• _The problem_: Make an exact copy of all the material below, apart from the pictures.

• _Source excerpt_:
• • • • •

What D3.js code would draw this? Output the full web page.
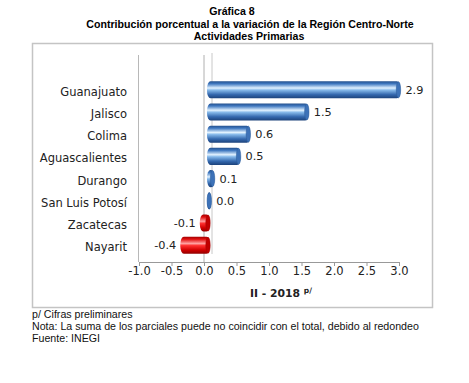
<!DOCTYPE html>
<html><head><meta charset="utf-8">
<script src="https://cdn.jsdelivr.net/npm/d3@7"></script>
<style>body{margin:0;background:#fff}svg{display:block}</style>
</head><body>
<script>
const categories = ["Guanajuato","Jalisco","Colima","Aguascalientes","Durango","San Luis Potosí","Zacatecas","Nayarit"];
const values = [2.93,1.52,0.62,0.47,0.07,0.02,-0.08,-0.38];
const valueLabels = ["2.9","1.5","0.6","0.5","0.1","0.0","-0.1","-0.4"];
const tickValues = [-1.0,-0.5,0.0,0.5,1.0,1.5,2.0,2.5,3.0];
const titleLines = ["Gráfica 8","Contribución porcentual a la variación de la Región Centro-Norte","Actividades Primarias"];
const footnotes = ["p/ Cifras preliminares","Nota: La suma de los parciales puede no coincidir con el total, debido al redondeo","Fuente: INEGI"];

const W=469,H=383;
const svg=d3.select("body").append("svg").attr("width",W).attr("height",H);
const defs=svg.append("defs");
function grad(id,stops){
  const g=defs.append("linearGradient").attr("id",id).attr("x1",0).attr("y1",0).attr("x2",0).attr("y2",1);
  stops.forEach(s=>g.append("stop").attr("offset",s[0]).attr("stop-color",s[1]));
}
grad("gBlue",[[0,"#24508c"],[0.15,"#3f78c0"],[0.4,"#e2f2ff"],[0.52,"#86b9ea"],[0.78,"#3468ae"],[1,"#1c427a"]]);
grad("gRed",[[0,"#a00000"],[0.15,"#e01010"],[0.4,"#ffa0a0"],[0.52,"#ff3030"],[0.78,"#d00000"],[1,"#900000"]]);

const tf="'Liberation Sans',Arial,sans-serif";
const vf="'DejaVu Sans',Verdana,sans-serif";
svg.append("text").attr("x",232).attr("y",15).attr("text-anchor","middle").attr("font-family",tf).attr("font-weight","bold").attr("font-size",10.6).text(titleLines[0]);
svg.append("text").attr("x",250).attr("y",27.5).attr("text-anchor","middle").attr("font-family",tf).attr("font-weight","bold").attr("font-size",10.6).text(titleLines[1]);
svg.append("text").attr("x",249).attr("y",40).attr("text-anchor","middle").attr("font-family",tf).attr("font-weight","bold").attr("font-size",10.6).text(titleLines[2]);

svg.append("rect").attr("x",32.5).attr("y",43.5).attr("width",400).attr("height",264).attr("fill","#fff").attr("stroke","#c4c4c4").attr("stroke-width",1.5);

const x=d3.scaleLinear().domain([-1,3]).range([139,399]);
const y=d3.scaleBand().domain(categories).range([79,256]).paddingInner(0.23).paddingOuter(0.1);

const plotTop=55, plotBottom=262;
svg.append("line").attr("x1",138.5).attr("x2",138.5).attr("y1",plotTop).attr("y2",plotBottom).attr("stroke","#b8b8b8");
svg.append("line").attr("x1",x(0)).attr("x2",x(0)).attr("y1",plotTop).attr("y2",plotBottom).attr("stroke","#b0b0b0");
svg.append("line").attr("x1",x(0)+8).attr("x2",x(0)+8).attr("y1",plotTop-2).attr("y2",plotBottom-8).attr("stroke","#c8c8c8");

const bw=y.bandwidth();
const g=svg.append("g");
categories.forEach((c,i)=>{
  const v=values[i];
  const x0=Math.min(x(0),x(v))+ (v<0?1:3);
  const x1=Math.max(x(0),x(v))+6;
  const yy=y(c);
  const fill=v<0?"url(#gRed)":"url(#gBlue)";
  g.append("rect").attr("x",x0).attr("y",yy).attr("width",Math.max(2,x1-x0)).attr("height",bw)
   .attr("rx",Math.min(3.5,(x1-x0)/2)).attr("ry",bw/2-1).attr("fill",fill);
  const capX = x1-2;
  g.append("ellipse").attr("cx",capX).attr("cy",yy+bw/2).attr("rx",2.2).attr("ry",bw/2-0.5)
   .attr("fill",v<0?"#c00000":"#3d72b8").attr("stroke",v<0?"#a00000":"#2a5a99").attr("stroke-width",0.5);
  const lx = v<0 ? Math.min(x(0),x(v))-3 : x1+5;
  svg.append("text").attr("x",lx).attr("y",yy+bw/2+4).attr("text-anchor",v<0?"end":"start")
    .attr("font-family",vf).attr("font-size",11.3).attr("fill","#222").text(valueLabels[i]);
  svg.append("text").attr("x",127).attr("y",yy+bw/2+6).attr("text-anchor","end")
    .attr("font-family",vf).attr("font-size",11.5).attr("fill","#222").text(c);
});

const ax=svg.append("g").attr("transform",`translate(0,${plotBottom})`)
  .call(d3.axisBottom(x).tickValues(tickValues).tickFormat(d3.format(".1f")).tickSize(4).tickSizeOuter(0));
ax.select(".domain").attr("stroke","#999");
ax.selectAll(".tick line").attr("stroke","#999");
ax.selectAll(".tick text").attr("font-family",vf).attr("font-size",11.5).attr("fill","#222").attr("dy","0.9em").attr("y",3)
  .text(d=>d3.format(".1f")(d).replace("−","-"));

const at=svg.append("text").attr("x",250).attr("y",297).attr("font-family",vf).attr("font-weight","bold").attr("font-size",10.8).attr("fill","#222");
at.append("tspan").text("II - 2018 ");
at.append("tspan").attr("font-size",7.5).attr("dy",-4).text("p/");

footnotes.forEach((t,i)=>{
  svg.append("text").attr("x",32).attr("y",318+i*12).attr("font-family",tf).attr("font-size",10.65).attr("fill","#111").text(t);
});
</script>
</body></html>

• • • • •

• _Exercise output_:
What D3.js code would draw this? Output the full web page.
<!DOCTYPE html>
<html><head><meta charset="utf-8">
<script src="https://cdn.jsdelivr.net/npm/d3@7"></script>
<style>body{margin:0;background:#fff}svg{display:block}</style>
</head><body>
<script>
const categories = ["Guanajuato","Jalisco","Colima","Aguascalientes","Durango","San Luis Potosí","Zacatecas","Nayarit"];
const values = [2.93,1.52,0.62,0.47,0.07,0.02,-0.08,-0.38];
const valueLabels = ["2.9","1.5","0.6","0.5","0.1","0.0","-0.1","-0.4"];
const tickValues = [-1.0,-0.5,0.0,0.5,1.0,1.5,2.0,2.5,3.0];
const titleLines = ["Gráfica 8","Contribución porcentual a la variación de la Región Centro-Norte","Actividades Primarias"];
const footnotes = ["p/ Cifras preliminares","Nota: La suma de los parciales puede no coincidir con el total, debido al redondeo","Fuente: INEGI"];

const W=469,H=383;
const svg=d3.select("body").append("svg").attr("width",W).attr("height",H);
const defs=svg.append("defs");
function grad(id,stops){
  const g=defs.append("linearGradient").attr("id",id).attr("x1",0).attr("y1",0).attr("x2",0).attr("y2",1);
  stops.forEach(s=>g.append("stop").attr("offset",s[0]).attr("stop-color",s[1]));
}
grad("gBlue",[[0,"#24508c"],[0.15,"#3f78c0"],[0.4,"#e2f2ff"],[0.52,"#86b9ea"],[0.78,"#3468ae"],[1,"#1c427a"]]);
grad("gRed",[[0,"#a00000"],[0.15,"#e01010"],[0.4,"#ffa0a0"],[0.52,"#ff3030"],[0.78,"#d00000"],[1,"#900000"]]);

const tf="'Liberation Sans',Arial,sans-serif";
const vf="'DejaVu Sans',Verdana,sans-serif";
svg.append("text").attr("x",232).attr("y",15).attr("text-anchor","middle").attr("font-family",tf).attr("font-weight","bold").attr("font-size",10.6).text(titleLines[0]);
svg.append("text").attr("x",250).attr("y",27.5).attr("text-anchor","middle").attr("font-family",tf).attr("font-weight","bold").attr("font-size",10.6).text(titleLines[1]);
svg.append("text").attr("x",249).attr("y",40).attr("text-anchor","middle").attr("font-family",tf).attr("font-weight","bold").attr("font-size",10.6).text(titleLines[2]);

svg.append("rect").attr("x",32.5).attr("y",43.5).attr("width",400).attr("height",264).attr("fill","#fff").attr("stroke","#c4c4c4").attr("stroke-width",1.5);

const x=d3.scaleLinear().domain([-1,3]).range([139,399]);
const y=d3.scaleBand().domain(categories).range([79,256]).paddingInner(0.23).paddingOuter(0.1);

const plotTop=55, plotBottom=262;
svg.append("line").attr("x1",138.5).attr("x2",138.5).attr("y1",plotTop).attr("y2",plotBottom).attr("stroke","#b8b8b8");
svg.append("line").attr("x1",x(0)).attr("x2",x(0)).attr("y1",plotTop).attr("y2",plotBottom).attr("stroke","#b0b0b0");
svg.append("line").attr("x1",x(0)+8).attr("x2",x(0)+8).attr("y1",plotTop-2).attr("y2",plotBottom-8).attr("stroke","#c8c8c8");

const bw=y.bandwidth();
const g=svg.append("g");
categories.forEach((c,i)=>{
  const v=values[i];
  const x0=Math.min(x(0),x(v))+ (v<0?1:3);
  const x1=Math.max(x(0),x(v))+6;
  const yy=y(c);
  const fill=v<0?"url(#gRed)":"url(#gBlue)";
  g.append("rect").attr("x",x0).attr("y",yy).attr("width",Math.max(2,x1-x0)).attr("height",bw)
   .attr("rx",Math.min(3.5,(x1-x0)/2)).attr("ry",bw/2-1).attr("fill",fill);
  const capX = x1-2;
  g.append("ellipse").attr("cx",capX).attr("cy",yy+bw/2).attr("rx",2.2).attr("ry",bw/2-0.5)
   .attr("fill",v<0?"#c00000":"#3d72b8").attr("stroke",v<0?"#a00000":"#2a5a99").attr("stroke-width",0.5);
  const lx = v<0 ? Math.min(x(0),x(v))-3 : x1+5;
  svg.append("text").attr("x",lx).attr("y",yy+bw/2+4).attr("text-anchor",v<0?"end":"start")
    .attr("font-family",vf).attr("font-size",11.3).attr("fill","#222").text(valueLabels[i]);
  svg.append("text").attr("x",127).attr("y",yy+bw/2+6).attr("text-anchor","end")
    .attr("font-family",vf).attr("font-size",11.5).attr("fill","#222").text(c);
});

const ax=svg.append("g").attr("transform",`translate(0,${plotBottom})`)
  .call(d3.axisBottom(x).tickValues(tickValues).tickFormat(d3.format(".1f")).tickSize(4).tickSizeOuter(0));
ax.select(".domain").attr("stroke","#999");
ax.selectAll(".tick line").attr("stroke","#999");
ax.selectAll(".tick text").attr("font-family",vf).attr("font-size",11.5).attr("fill","#222").attr("dy","0.9em").attr("y",3)
  .text(d=>d3.format(".1f")(d).replace("−","-"));

const at=svg.append("text").attr("x",250).attr("y",297).attr("font-family",vf).attr("font-weight","bold").attr("font-size",10.8).attr("fill","#222");
at.append("tspan").text("II - 2018 ");
at.append("tspan").attr("font-size",7.5).attr("dy",-4).text("p/");

footnotes.forEach((t,i)=>{
  svg.append("text").attr("x",32).attr("y",318+i*12).attr("font-family",tf).attr("font-size",10.65).attr("fill","#111").text(t);
});
</script>
</body></html>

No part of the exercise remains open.